What is this?

Surgical enlargement of the opening of the urethra to remove narrowing causing a reduced urinary stream

What alternatives are there?

Stretching of the urethral opening, optical urethrotomy, self-dilatation, observation

What to expect before procedure

You will usually be admitted on the same day as your surgery. You will normally receive an appointment for pre-assessment, approximately 14 days before your admission, to assess your general fitness, to screen for the carriage of MRSA and to perform some baseline investigations. After admission, you will be seen by members of the medical team which may include the Consultant, Specialist Registrar, House Officer and your named nurse. You will be asked not to eat or drink for 6 hours before surgery and, immediately before the operation, you may be given a pre-medication by the anaesthetist which will make you dry-mouthed and pleasantly sleepy.

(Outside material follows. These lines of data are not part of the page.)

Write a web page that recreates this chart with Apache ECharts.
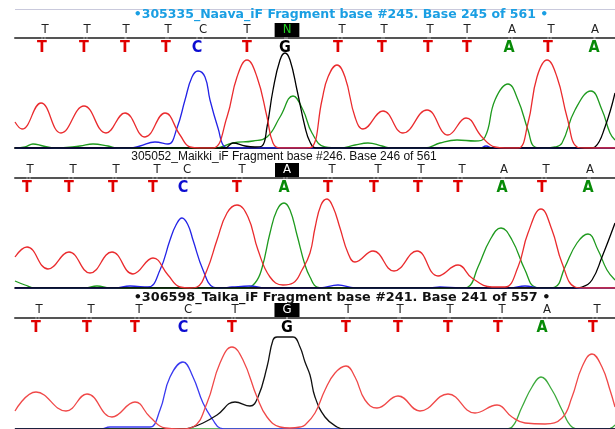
<!DOCTYPE html>
<html><head><meta charset="utf-8">
<script src="https://cdn.jsdelivr.net/npm/echarts@6/dist/echarts.min.js"></script>
<style>html,body{margin:0;padding:0;background:#fff}#c{width:615px;height:429px}</style>
</head><body><div id="c"></div>
<script>
// ---- Panel 1: 305335_Naava_iF ----
const naavaTitle = '\u2022305335_Naava_iF Fragment base #245. Base 245 of 561 \u2022';
const naavaCalls = ['T','T','T','T','C','T','N','T','T','T','T','A','T','A'];
const naavaCallPos = [30,72,111,153,188,232,272,327,369,415,452,497,536,580];
const naavaBases = ['T','T','T','T','C','T','G','T','T','T','T','A','T','A'];
const naavaBasePos = [27,69,110,151,182,232,270,323,367,413,452,494,533,579];
const naavaT = [[0,26],[7,19],[26,45],[46,15],[69,42],[91,15],[110,35],[130,11],[150,35],[165,13],[175,1],[185,0],[198,0],[212,31],[222,71],[232,88],[242,71],[252,31],[258,5],[265,0],[290,0],[297,1],[307,48],[313,71],[322,83],[330,71],[340,31],[348,19],[368,37],[388,15],[412,38],[433,13],[451,30],[467,11],[480,1],[490,0],[503,0],[513,25],[522,71],[532,88],[542,71],[552,31],[562,1],[570,0],[600,0]];
const naavaC = [[0,0],[115,0],[125,2],[140,6],[153,4],[162,20],[170,48],[177,71],[183,77],[190,71],[195,48],[203,20],[210,1],[217,0],[465,0],[471,2],[478,0],[600,0]];
const naavaG = [[0,0],[210,0],[218,5],[230,2],[240,1],[247,2],[252,21],[258,58],[265,88],[270,95],[275,88],[282,58],[290,21],[295,6],[301,0],[575,0],[580,1],[590,21],[600,55]];
const naavaA = [[0,0],[10,1],[18,4],[28,2],[40,0],[65,2],[78,4],[93,2],[103,0],[200,0],[218,5],[238,7],[252,11],[265,31],[278,52],[288,38],[297,15],[310,1],[325,0],[340,3],[353,5],[367,2],[377,0],[410,0],[425,5],[442,8],[460,7],[470,11],[480,48],[493,64],[503,48],[513,18],[520,1],[530,0],[540,1],[547,5],[560,38],[576,57],[587,38],[595,15],[600,8]];

// ---- Panel 2: 305052_Maikki_iF ----
const maikkiTitle = '305052_Maikki_iF Fragment base #246. Base 246 of 561';
const maikkiCalls = ['T','T','T','T','C','T','A','T','T','T','T','A','T','A'];
const maikkiCallPos = [15,58,101,142,172,227,272,317,363,406,447,489,531,575];
const maikkiBases = ['T','T','T','T','C','T','A','T','T','T','T','A','T','A'];
const maikkiBasePos = [12,54,98,138,168,222,269,313,359,403,443,487,527,573];
const maikkiT = [[0,31],[12,41],[33,19],[54,36],[75,15],[97,36],[118,14],[138,30],[153,13],[165,1],[175,0],[182,1],[192,18],[202,48],[212,75],[222,83],[233,71],[243,38],[255,11],[268,3],[278,5],[287,18],[295,35],[300,60],[306,83],[312,89],[318,81],[325,60],[333,35],[340,26],[358,37],[379,17],[402,37],[423,12],[443,23],[457,10],[477,1],[490,1],[503,21],[513,55],[526,79],[537,58],[547,25],[560,1],[570,0],[600,0]];
const maikkiC = [[0,0],[100,0],[115,2],[133,1],[145,18],[155,48],[161,63],[167,70],[173,63],[178,48],[188,18],[198,1],[205,0],[217,1],[235,2],[250,0],[305,0],[323,3],[340,0],[415,0],[425,1],[445,0],[495,0],[510,2],[525,0],[600,0]];
const maikkiA = [[0,7],[10,3],[20,0],[70,0],[82,2],[95,0],[230,0],[240,5],[247,20],[255,55],[262,78],[269,85],[275,78],[282,53],[290,23],[295,11],[302,1],[310,0],[445,0],[453,1],[463,21],[475,48],[486,60],[497,48],[510,18],[520,1],[530,0],[540,1],[550,21],[562,45],[573,54],[583,38],[592,18],[600,8]];
const maikkiG = [[0,0],[560,0],[567,1],[577,8],[587,31],[600,65]];

// ---- Panel 3: 306598_Taika_iF ----
const taikaTitle = '\u2022306598_Taika_iF Fragment base #241. Base 241 of 557 \u2022';
const taikaCalls = ['T','T','T','C','T','G','T','T','T','T','A','T'];
const taikaCallPos = [24,76,124,173,220,272,333,385,435,487,532,582];
const taikaBases = ['T','T','T','C','T','G','T','T','T','T','A','T'];
const taikaBasePos = [21,72,120,168,217,272,331,383,433,483,527,578];
const taikaT = [[0,18],[21,37],[51,18],[72,35],[97,12],[120,27],[135,12],[150,1],[165,0],[178,2],[192,26],[205,66],[217,82],[228,69],[242,32],[252,12],[265,2],[275,1],[285,2],[290,4],[300,16],[310,39],[320,56],[331,63],[340,52],[350,29],[362,21],[383,33],[405,18],[433,35],[460,16],[482,24],[497,12],[510,6],[530,5],[547,11],[557,32],[567,62],[577,75],[587,62],[595,39],[600,22]];
const taikaC = [[0,0],[85,0],[95,2],[125,2],[135,2],[145,19],[155,52],[168,67],[178,52],[188,26],[198,9],[205,1],[213,0],[600,0]];
const taikaG = [[0,0],[170,0],[175,1],[188,6],[202,14],[220,27],[235,23],[243,32],[252,62],[258,89],[262,92],[278,92],[285,82],[290,67],[295,54],[300,32],[310,12],[322,2],[330,0],[600,0]];
const taikaA = [[0,0],[490,0],[497,2],[507,22],[517,42],[526,52],[537,39],[547,19],[557,2],[565,0],[593,0],[600,4]];

const panels = [
  {title: naavaTitle, tColor:'#1a9fe3', tFont:'bold 12.5px "DejaVu Sans"', tx:341, ty:15,
   calls:naavaCalls, callPos:naavaCallPos, bases:naavaBases, basePos:naavaBasePos, hi:6, hiColor:'#22d022',
   tr:{T:naavaT,C:naavaC,G:naavaG,A:naavaA}, top:38, height:110, axisColor:'#111',
   col:{T:'#ea2b2e',C:'#2323e6',G:'#000',A:'#1e9a1e'}},
  {title: maikkiTitle, tColor:'#111', tFont:'12px "Liberation Sans"', tx:284, ty:157,
   calls:maikkiCalls, callPos:maikkiCallPos, bases:maikkiBases, basePos:maikkiBasePos, hi:6, hiColor:'#fff',
   tr:{T:maikkiT,C:maikkiC,G:maikkiG,A:maikkiA}, top:178, height:110, axisColor:'#555',
   col:{T:'#ea2b2e',C:'#2323e6',G:'#000',A:'#1e9a1e'}},
  {title: taikaTitle, tColor:'#111', tFont:'bold 12.8px "DejaVu Sans"', tx:342, ty:298,
   calls:taikaCalls, callPos:taikaCallPos, bases:taikaBases, basePos:taikaBasePos, hi:5, hiColor:'#fff',
   tr:{T:taikaT,C:taikaC,G:taikaG,A:taikaA}, top:318, height:111, axisColor:'#ccc',
   col:{T:'#f04848',C:'#3a3af0',G:'#111',A:'#3caa3c'}}
];
const letterColor = {T:'#e00000', C:'#0c0cd0', A:'#078a07', G:'#000', N:'#000'};
const narrow = "'Liberation Sans Narrow','DejaVu Sans Condensed',sans-serif";

const grid = [], xAxis = [], yAxis = [], series = [], graphic = [];
graphic.push({type:'line', shape:{x1:15,y1:9.5,x2:615,y2:9.5}, style:{stroke:'#c9c9dc', lineWidth:1}});
panels.forEach((p, i) => {
  grid.push({left:15, right:0, top:p.top, height:p.height});
  xAxis.push({type:'value', gridIndex:i, min:0, max:600, position:'bottom',
    axisLine:{show:true, onZero:false, lineStyle:{color:p.axisColor, width:2}}, axisTick:{show:false}, axisLabel:{show:false}, splitLine:{show:false}});
  xAxis.push({type:'value', gridIndex:i, min:0, max:600, position:'top',
    axisLine:{show:true, onZero:false, lineStyle:{color:'#555', width:2}}, axisTick:{show:false}, axisLabel:{show:false}, splitLine:{show:false}});
  yAxis.push({type:'value', gridIndex:i, min:0, max:p.height, show:false});
  ['A','C','G','T'].forEach(k => {
    series.push({type:'line', xAxisIndex:2*i, yAxisIndex:i, data:p.tr[k], smooth:0.45, showSymbol:false,
      lineStyle:{color:p.col[k], width:1.3}, itemStyle:{color:p.col[k]}, clip:true, silent:true, z:2});
  });
  // upper (original) calls
  series.push({type:'scatter', xAxisIndex:2*i, yAxisIndex:i, symbol:'rect', symbolSize:1, itemStyle:{color:'#fff', opacity:1},
    clip:false, z:5, silent:true,
    data:p.calls.map((b, j) => ({name:b, value:[p.callPos[j], p.height],
      label: j === p.hi ? {color:p.hiColor, backgroundColor:'#000', padding:[1,8,0,8]} : {color:'#222'}})),
    label:{show:true, opacity:1, formatter:'{b}', position:'inside', offset:[0,-8], fontFamily:narrow, fontSize:13, fontWeight:'normal'}});
  // lower (coloured) calls
  series.push({type:'scatter', xAxisIndex:2*i, yAxisIndex:i, symbol:'rect', symbolSize:1, itemStyle:{color:'#fff', opacity:1},
    clip:false, z:5, silent:true,
    data:p.bases.map((b, j) => ({name:b, value:[p.basePos[j], p.height], label:{color:letterColor[b]}})),
    label:{show:true, opacity:1, formatter:'{b}', position:'inside', offset:[0,10], fontFamily:narrow, fontSize:16, fontWeight:'bold'}});
  graphic.push({type:'text', x:p.tx, y:p.ty, z:10, style:{text:p.title, fill:p.tColor, font:p.tFont, align:'center', verticalAlign:'middle'}});
});

const chart = echarts.init(document.getElementById('c'), null, {renderer:'canvas'});
chart.setOption({animation:false, backgroundColor:'#fff', grid, xAxis, yAxis, series, graphic});
</script></body></html>
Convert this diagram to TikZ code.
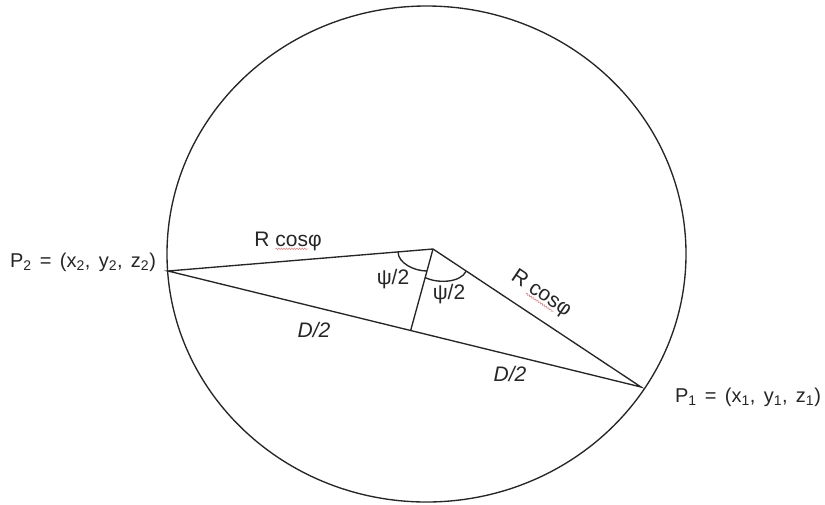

What happens during the procedure?

Either a full general anaesthetic (where you will be asleep throughout the procedure) or a spinal anaesthetic (where you are awake but unable to feel anything from the waist down) will be used. All methods minimise pain; your anaesthetist will explain the pros and cons of each type of anaesthetic to you. You will usually be given an injectable antibiotic before the procedure after checking for any drug allergies. The opening of the urethra is usually incised with either suturing of the edges of the incision or insertion of a skin graft into the opening. Absorbable sutures are used and do not require removal. Occasionally, it is necessary to insert a catheter into the urethra (water pipe) after the procedure.

After the procedure

If a catheter has been inserted, it is normally removed after 24 hours. The average hospital stay is 3 days.